Can ChatGPT Kill User-Generated Q&A Platforms?
计算机科学
化学
业务
作者
Jianying Xue,Lizheng Wang,Jinyang Zheng,Yongjun Li,Yong Jie Tan
出处
期刊:Social Science Research Network [Social Science Electronic Publishing] 日期:2023-01-01被引量:1
标识
DOI:10.2139/ssrn.4448938
摘要
Large Language Models (LLMs) technology, e.g., ChatGPT, is expected to reshape a broad spectrum of domains. Among them, the impact on user-generated knowledge-sharing (Q&A) communities is of particular interest because such communities are an important learning source of LLMs, and their future changes may affect the sustainable learning of LLMs. This study examines such impact via the natural experiment of ChatGPT's launching. Safe-guided by supporting evidence of parallel trends, a difference-in-difference (DID) analysis suggests the launching trigger an average 2.64% reduction of question-asking on Stack Overflow, confirming a lower-search-cost-enabled substitution. This substitution, however, is not necessarily a threat to the sustainability of knowledge-sharing communities and hence LLMs. The saved search cost may reallocate to asking a smaller set of questions that is more engaging and of higher quality.

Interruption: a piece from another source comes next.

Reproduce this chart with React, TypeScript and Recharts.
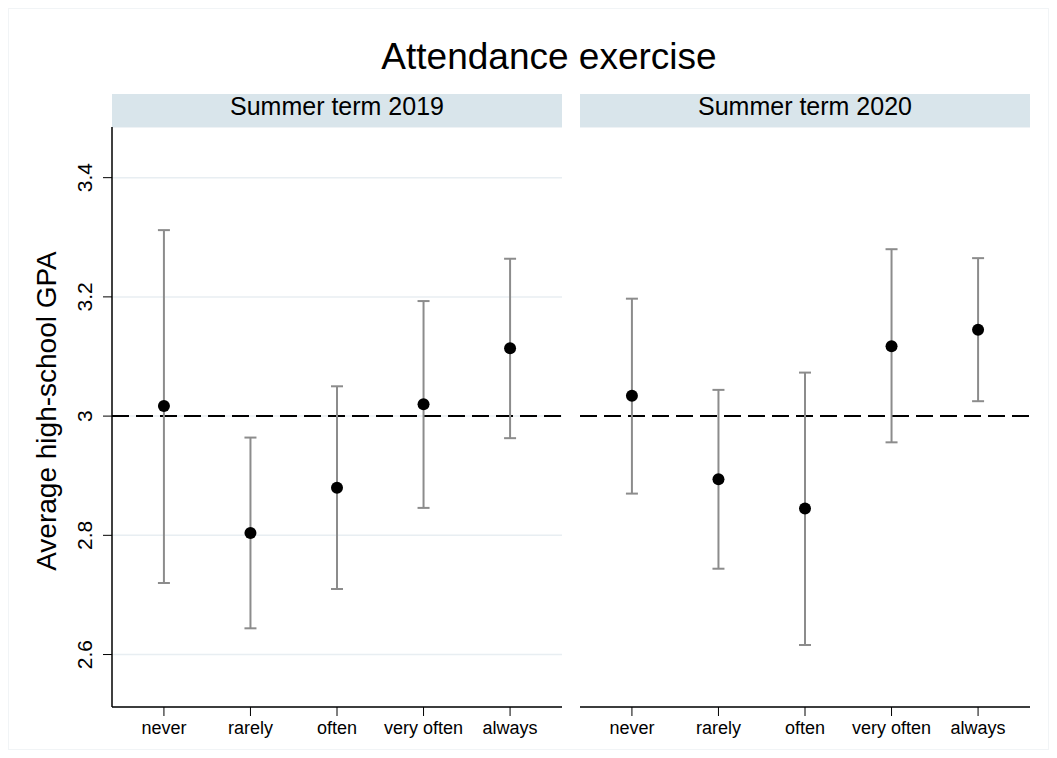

The increased engagement per question may offset the engagement loss due to fewer questions, and the quality improvement can benefit LLMs' future learning. Our further analysis on the qualitative changes of the questions, however, doesn't favor this hope. While the questions become longer by 2.7% on average and hence more sophisticated, they are less readable and involve less cognition. Those can be questions by nature hard to understand and process by LLMs. A further mechanism analysis shows that users qualitatively adjust their questions to be longer, less readable and less cognitive. The insignificant change in score given by viewers per question also suggests no improvement in the question quality and decreased platform-wide engagement. Our heterogeneity analysis further suggests that new users are more susceptible. Taken together, our paper suggests LLMs may threaten the survival of user-generated knowledge-sharing communities, which may further threaten the sustainable learning and long-run improvement of LLMs.